LEXINGTON, Ky. -- Trainer Todd Pletcher was cool yesterday, refusing to show too much emotion when a one-two finish by his entries in the Grade I, $750,000 Blue Grass Stakes at Keeneland assured him of at least one runner in the Kentucky Derby.
"Sometimes," he said, "being under the radar might not be a bad thing. I've had horses with success in January, February and March and not had much in May. Maybe this will be the better approach."
Monba, a roan son of Maria's Mon, came from fourth to run down stablemate Cowboy Cal and win by a neck at the wire. Monba completed the 1 1/8 -mile course in 1:49.71. The lightly regarded Kentucky Bear finished third, another length back.
Monba, ridden by Edgar Prado, paid $19.60, $8.60 and $6.60 as a 9-1 shot.

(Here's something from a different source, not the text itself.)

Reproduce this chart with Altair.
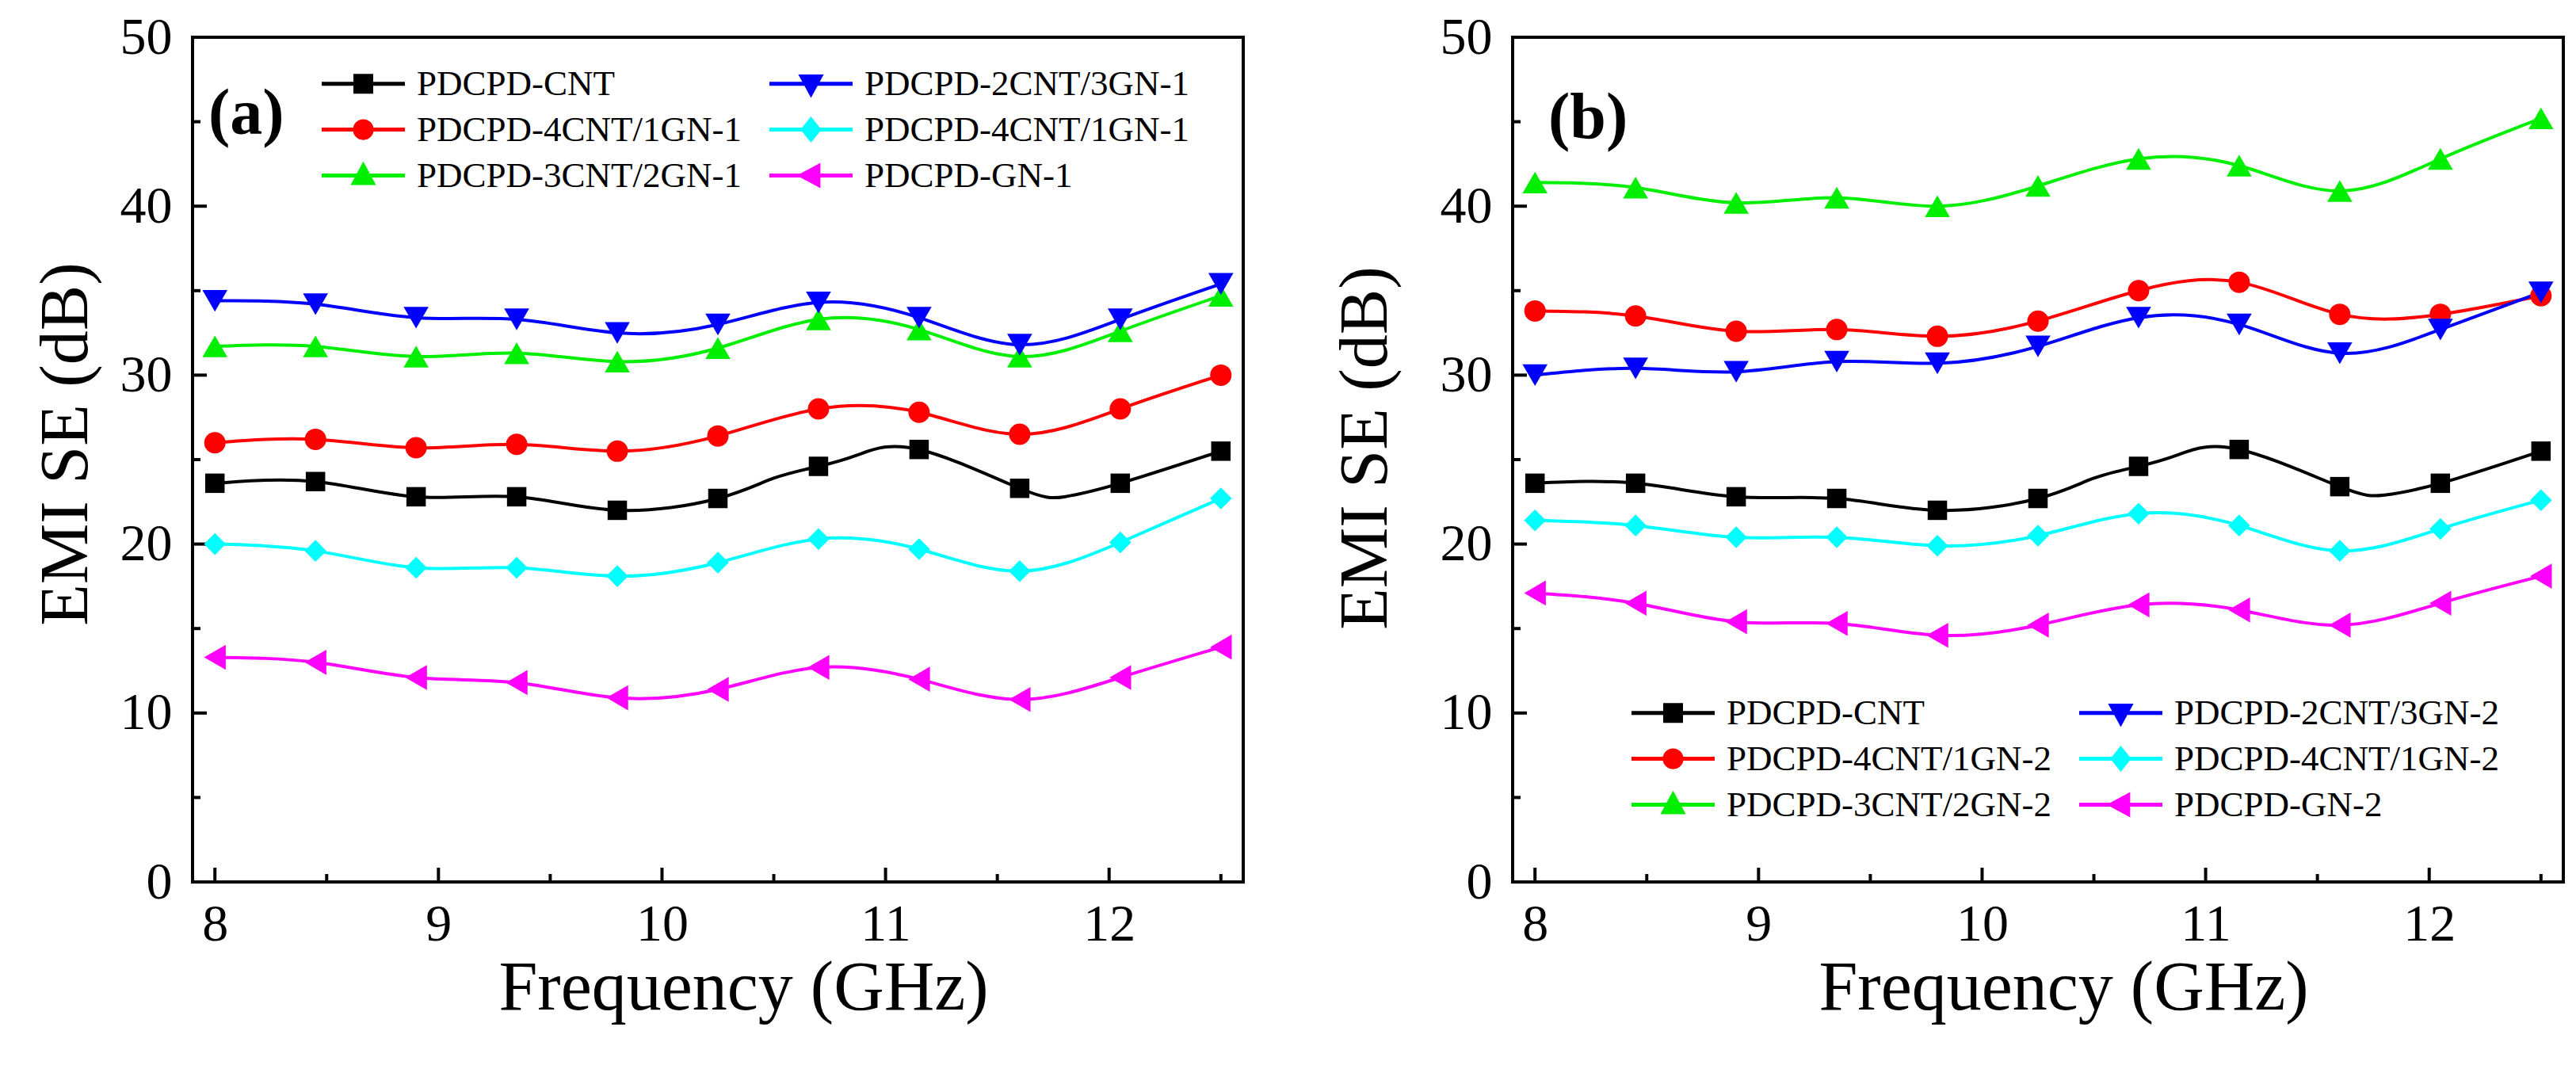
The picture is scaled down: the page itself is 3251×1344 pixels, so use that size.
import altair as alt
import pandas as pd

# ---------------- data ----------------
FREQ = [8.0, 8.45, 8.9, 9.35, 9.8, 10.25, 10.7, 11.15, 11.6, 12.05, 12.5]

# panel (a)
A_CNT = [23.6, 23.7, 22.8, 22.8, 22.0, 22.7, 24.6, 25.6, 23.3, 23.6, 25.5]
A_4CNT1GN_RED = [26.0, 26.2, 25.7, 25.9, 25.5, 26.4, 28.0, 27.8, 26.5, 28.0, 30.0]
A_3CNT2GN = [31.7, 31.7, 31.1, 31.3, 30.8, 31.6, 33.3, 32.7, 31.1, 32.6, 34.7]
A_2CNT3GN = [34.4, 34.2, 33.4, 33.3, 32.5, 33.0, 34.3, 33.4, 31.8, 33.3, 35.4]
A_4CNT1GN_CYAN = [20.0, 19.6, 18.6, 18.6, 18.1, 18.9, 20.3, 19.7, 18.4, 20.1, 22.7]
A_GN = [13.3, 13.0, 12.1, 11.8, 10.9, 11.4, 12.7, 12.0, 10.8, 12.1, 13.9]

# panel (b)
B_CNT = [23.6, 23.6, 22.8, 22.7, 22.0, 22.7, 24.6, 25.6, 23.4, 23.6, 25.5]
B_4CNT1GN_RED = [33.8, 33.5, 32.6, 32.7, 32.3, 33.2, 35.0, 35.5, 33.6, 33.6, 34.7]
B_3CNT2GN = [41.4, 41.1, 40.2, 40.5, 40.0, 41.2, 42.8, 42.4, 40.9, 42.8, 45.2]
B_2CNT3GN = [30.0, 30.4, 30.2, 30.8, 30.7, 31.7, 33.4, 33.0, 31.3, 32.7, 34.9]
B_4CNT1GN_CYAN = [21.4, 21.1, 20.4, 20.4, 19.9, 20.5, 21.8, 21.1, 19.6, 20.9, 22.6]
B_GN = [17.1, 16.5, 15.4, 15.3, 14.6, 15.2, 16.4, 16.1, 15.2, 16.5, 18.1]

# extra points read on the black curves between markers (line only)
CNT_EXTRA_FREQ = [10.5, 10.88, 11.8]
A_CNT_EXTRA = [23.9, 25.3, 22.8]
B_CNT_EXTRA = [23.9, 25.3, 22.9]

# legend order (filled column by column)
KEYS = ["cnt", "c4g1r", "c3g2", "c2g3", "c4g1c", "gn"]
NAMES_A = ["PDCPD-CNT", "PDCPD-4CNT/1GN-1", "PDCPD-3CNT/2GN-1",
           "PDCPD-2CNT/3GN-1", "PDCPD-4CNT/1GN-1", "PDCPD-GN-1"]
NAMES_B = ["PDCPD-CNT", "PDCPD-4CNT/1GN-2", "PDCPD-3CNT/2GN-2",
           "PDCPD-2CNT/3GN-2", "PDCPD-4CNT/1GN-2", "PDCPD-GN-2"]
TAGS = ["(a)", "(b)"]

Y_MAJOR = [0, 10, 20, 30, 40, 50]
Y_MINOR = [5, 15, 25, 35, 45]
X_MAJOR = [8, 9, 10, 11, 12]
X_MINOR = [8.5, 9.5, 10.5, 11.5, 12.5]

# ---------------- styles ----------------
COLORS = ["#000000", "#ff0000", "#00ee00", "#0000ff", "#00ffff", "#ff00ff"]
MARKERS = ["square", "circle", "triangle-up", "triangle-down", "diamond", "triangle-left"]
MSIZES = [600, 729, 1000, 1000, 760, 1000]
LEGEND_PATHS = [
    "M-4.2,0H4.2M-0.8,-0.8H0.8V0.8H-0.8Z",
    "M-4.2,0H4.2M-0.85,0A0.85,0.85,0,1,0,0.85,0A0.85,0.85,0,1,0,-0.85,0Z",
    "M-4.2,0H4.2M0,-1L0.95,0.75L-0.95,0.75Z",
    "M-4.2,0H4.2M0,1L0.95,-0.75L-0.95,-0.75Z",
    "M-4.2,0H4.2M0,-1L0.8,0L0,1L-0.8,0Z",
    "M-4.2,0H4.2M-1,0L0.75,-0.95L0.75,0.95Z",
]
FONT = "Liberation Serif"
W, H = 1326, 1066

x_scale = alt.Scale(domain=[7.9, 12.6], nice=False, zero=False)
y_scale = alt.Scale(domain=[0, 50], nice=False, zero=False)


def panel(values, names, extra, tag, tag_x, tag_y, leg_x, leg_y, y_title_pad, y_title_y):
    x_axis = alt.Axis(values=X_MAJOR, format="d", ticks=False, tickSize=0, domain=False,
                      grid=False, labelFont=FONT, labelFontSize=66, labelColor="black",
                      labelPadding=21, labelFlush=False, titleFont=FONT, titleFontSize=88,
                      titleFontWeight="normal", titleColor="black", titlePadding=4,
                      titleX=695)
    y_axis = alt.Axis(values=Y_MAJOR, format="d", ticks=False, tickSize=0, domain=False,
                      grid=False, labelFont=FONT, labelFontSize=66, labelColor="black",
                      labelPadding=26, labelFlush=False, titleFont=FONT, titleFontSize=86,
                      titleFontWeight="normal", titleColor="black", titlePadding=y_title_pad,
                      titleY=y_title_y)
    X = alt.X("f:Q", scale=x_scale, axis=x_axis, title="Frequency (GHz)")
    Y = alt.Y("se:Q", scale=y_scale, axis=y_axis, title="EMI SE (dB)")

    layers = []
    # inward ticks
    layers.append(alt.Chart(pd.DataFrame({"se": Y_MAJOR})).mark_rule(color="black", strokeWidth=4)
                  .encode(y=Y, x=alt.value(0), x2=alt.value(18)))
    layers.append(alt.Chart(pd.DataFrame({"se": Y_MINOR})).mark_rule(color="black", strokeWidth=4)
                  .encode(y=Y, x=alt.value(0), x2=alt.value(10)))
    layers.append(alt.Chart(pd.DataFrame({"f": X_MAJOR})).mark_rule(color="black", strokeWidth=4)
                  .encode(x=X, y=alt.value(H), y2=alt.value(H - 18)))
    layers.append(alt.Chart(pd.DataFrame({"f": X_MINOR})).mark_rule(color="black", strokeWidth=4)
                  .encode(x=X, y=alt.value(H), y2=alt.value(H - 10)))

    # curves
    for i, key in enumerate(KEYS):
        f_line = list(FREQ)
        v_line = list(values[i])
        if key == "cnt":
            pairs = sorted(list(zip(f_line, v_line)) + list(zip(CNT_EXTRA_FREQ, extra)))
            f_line = [p[0] for p in pairs]
            v_line = [p[1] for p in pairs]
        df_line = pd.DataFrame({"f": f_line, "se": v_line})
        layers.append(alt.Chart(df_line).mark_line(color=COLORS[i], strokeWidth=4,
                                                   interpolate="natural")
                      .encode(x=X, y=Y))
    # markers
    for i, key in enumerate(KEYS):
        df_pt = pd.DataFrame({"f": FREQ, "se": values[i]})
        layers.append(alt.Chart(df_pt).mark_point(shape=MARKERS[i], size=MSIZES[i], filled=True,
                                                  opacity=1, color=COLORS[i], strokeWidth=0)
                      .encode(x=X, y=Y))

    # legend (empty layer providing the legend symbols)
    label_expr = ("[" + ",".join("'" + n + "'" for n in names) + "][indexof(["
                  + ",".join("'" + k + "'" for k in KEYS) + "], datum.label)]")
    legend = alt.Legend(orient="none", legendX=leg_x, legendY=leg_y, columns=2, title=None,
                        labelFont=FONT, labelFontSize=45, labelColor="black", labelLimit=2000,
                        symbolSize=625, symbolStrokeWidth=5, symbolOpacity=1,
                        labelOffset=45, columnPadding=24, rowPadding=12, padding=0,
                        labelExpr=label_expr)
    leg_df = pd.DataFrame({"f": [8.0] * len(KEYS), "se": [0.0] * len(KEYS), "key": KEYS})
    layers.append(alt.Chart(leg_df).transform_filter("false")
                  .mark_point(filled=True, opacity=1, strokeWidth=5)
                  .encode(x=X, y=Y,
                          color=alt.Color("key:N", scale=alt.Scale(domain=KEYS, range=COLORS),
                                          legend=legend, title=None),
                          stroke=alt.Stroke("key:N", scale=alt.Scale(domain=KEYS, range=COLORS),
                                            legend=legend, title=None),
                          shape=alt.Shape("key:N", scale=alt.Scale(domain=KEYS, range=LEGEND_PATHS),
                                          legend=legend, title=None)))
    # panel tag
    layers.append(alt.Chart(pd.DataFrame({"t": [tag]}))
                  .mark_text(font=FONT, fontSize=82, fontWeight="bold", align="left",
                             baseline="middle", color="black")
                  .encode(x=alt.value(tag_x), y=alt.value(tag_y), text="t:N"))
    return alt.layer(*layers).properties(width=W, height=H)


left = panel([A_CNT, A_4CNT1GN_RED, A_3CNT2GN, A_2CNT3GN, A_4CNT1GN_CYAN, A_GN], NAMES_A,
             A_CNT_EXTRA, TAGS[0], 20, 97, 193, 36, 24, 513)
right = panel([B_CNT, B_4CNT1GN_RED, B_3CNT2GN, B_2CNT3GN, B_4CNT1GN_CYAN, B_GN], NAMES_B,
              B_CNT_EXTRA, TAGS[1], 45, 102, 180, 830, 50, 518)

chart = (alt.hconcat(left, right, spacing=107)
         .resolve_scale(color="independent", stroke="independent", shape="independent")
         .resolve_legend(color="independent", stroke="independent", shape="independent")
         .properties(padding={"left": 30, "top": 4, "right": 0, "bottom": 0}, background="white")
         .configure_view(stroke="black", strokeWidth=4)
         .configure_axis(labelFont=FONT, titleFont=FONT)
         .configure_legend(labelFont=FONT))

chart.save("out.html", embed_options={"renderer": "svg", "actions": False})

The victory will put $465,000 in graded-stakes earnings into Monba's qualifying account for a total of $515,000, stamping his ticket for the Derby on May 3. The $150,000 for Cowboy Cal increases his graded-stakes loot to $207,660 and momentarily pushes him up to 18th in earnings. The top 20 horses in graded earnings make the Derby field.
The $1 million, Grade II Arkansas Derby further complicated the math yesterday, with Gayego winning the $600,000 first prize and Z Fortune adding $200,000 in second-place money to assure both spots in Louisville.

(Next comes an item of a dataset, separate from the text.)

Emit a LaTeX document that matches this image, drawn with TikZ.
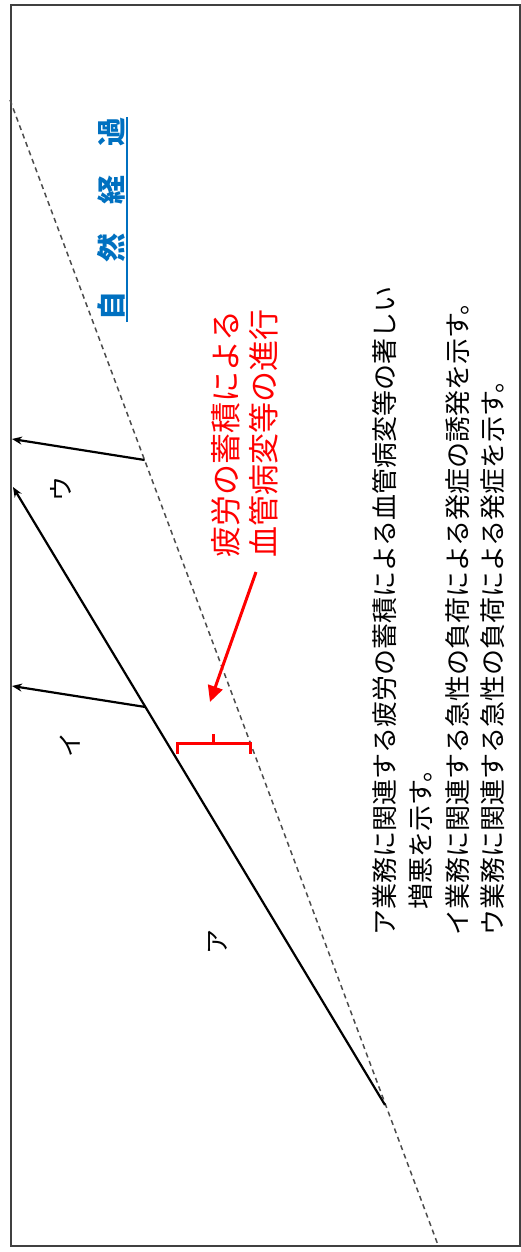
\documentclass[tikz,border=0pt]{standalone}
\usepackage{fontspec}
\setmainfont{Liberation Serif}
\newfontfamily\jp{Noto Sans CJK JP}
\usetikzlibrary{arrows.meta}
\definecolor{natblue}{RGB}{0,112,192}
\begin{document}
\begin{tikzpicture}[x=1pt,y=-1pt,
  frame/.style={draw=black!75,line width=1.5pt},
  natline/.style={draw=black!70,dash pattern=on 5pt off 4pt,line width=1.5pt},
  arr/.style={draw=black,line width=2.2pt,-{Stealth[length=10pt,width=8pt]}},
  redarr/.style={draw=red,line width=3pt,-{Triangle[length=16pt,width=15pt]}},
  bracebox/.style={draw=red,line width=3pt},
  vtext/.style={rotate=90,anchor=west,inner sep=0pt,font=\jp\fontsize{26}{26}\selectfont},
  redtext/.style={rotate=90,anchor=west,inner sep=0pt,text=red,font=\jp\fontsize{31}{31}\selectfont},
  lbl/.style={rotate=90,inner sep=0pt,font=\jp\fontsize{25}{25}\selectfont},
  bluetext/.style={rotate=90,anchor=west,inner sep=0pt,text=natblue,font=\jp\bfseries\fontsize{29}{29}\selectfont}]
\useasboundingbox (0,0) rectangle (521,1252);
\draw[frame] (11,5) rectangle (520,1246);
% natural course (dashed)
\coordinate (n0) at (10,100);
\coordinate (n1) at (438,1245);
\draw[natline] (n0) -- (n1);
% progression line
\coordinate (s) at (385,1105);
\coordinate (aTip) at (13,487);
\coordinate (pI) at (145.4,707);
\coordinate (pU) at (144.6,460);
\coordinate (iTip) at (12,686);
\coordinate (uTip) at (12,439);
\draw[arr] (s) -- (aTip);
\draw[arr] (pI) -- (iTip);
\draw[arr] (pU) -- (uTip);
% labels
\node[lbl] (la) at (218,942) {ア};
\node[lbl] (li) at (70,745) {イ};
\node[lbl] (lu) at (61,489) {ウ};
% natural course title
\node[bluetext] (nat) at (111,321) {自　然　経　過};
\draw[natblue,line width=1.5pt] (127,322) -- (127,117);
% red annotation
\node[redtext] (r1) at (226,558) {疲労の蓄積による};
\node[redtext] (r2) at (264,558) {血管病変等の進行};
\coordinate (ra) at (256,572);
\coordinate (rb) at (210,702);
\draw[redarr] (ra) -- (rb);
\draw[bracebox] (177,754) -- (177,743) -- (250,743) -- (250,754);
\draw[bracebox] (213,743) -- (213,734);
% legend
\node[vtext] (l1) at (385,936) {ア業務に関連する疲労の蓄積による血管病変等の著しい};
\node[vtext] (l2) at (421,910) {増悪を示す。};
\node[vtext] (l3) at (458,936) {イ業務に関連する急性の負荷による発症の誘発を示す。};
\node[vtext] (l4) at (493,936) {ウ業務に関連する急性の負荷による発症を示す。};
\end{tikzpicture}
\end{document}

But the Grade II Lexington Stakes on Saturday could push horses tightly bunched in earnings from 16th through 20th down and possibly out of the picture.
While Pletcher was glad to become only the second trainer in the 84-year history of the Blue Grass to field the first- and second-place finishers, the results left several trainers and jockeys perplexed.

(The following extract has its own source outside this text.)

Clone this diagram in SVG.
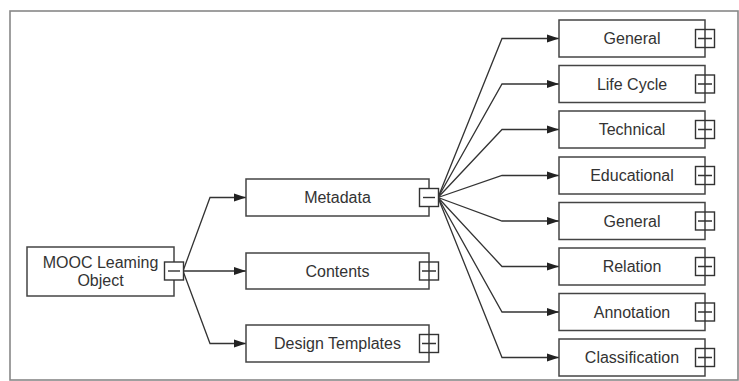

Trainer Nick Zito said horses "ran to their pedigree," pointing out that his trainee, Cool Coal Man (by Mineshaft), didn't like the synthetic surface, but that Stevil, like Monba a son of Maria's Mon and an afterthought among bettors, finished fourth.
"That's the way it is," Zito said.
Pyro, who went into the race as the even-money favorite, finished 10th. He, second betting choice Cool Coal Man, Big Truck and Visionaire all had been expected to be forwardly placed but never got going.
"I know what my horse is capable of, and he didn't give it to me today," Pyro's jockey, Shaun Bridgmohan, said. "I asked him for run around the turn to try and set myself up pretty good, and I didn't get the response I was hoping for. ... He's usually a pretty handy horse and today he wasn't."
It was Pyro's first race on a synthetic surface, as it was for Cool Coal Man, Big Truck and Visionaire.
Trainer Barclay Tagg's initial reaction to Big Truck's 11th-place finish was disbelief.
"He liked the track when he was training on it, but he didn't like it today," Tagg said. "I didn't expect him to run that bad."
Trainer Michael Matz took a positive view after the race, pointing out that Visionaire was moving forward at the finish.
"It was almost like the horse knew he was too far back," Matz said, referring to the outside 12 post that put Visionaire at a disadvantage from the start. "Considering where he was at the quarter pole [12th], to finish like he did [fifth] ... this could turn out to be a good prep."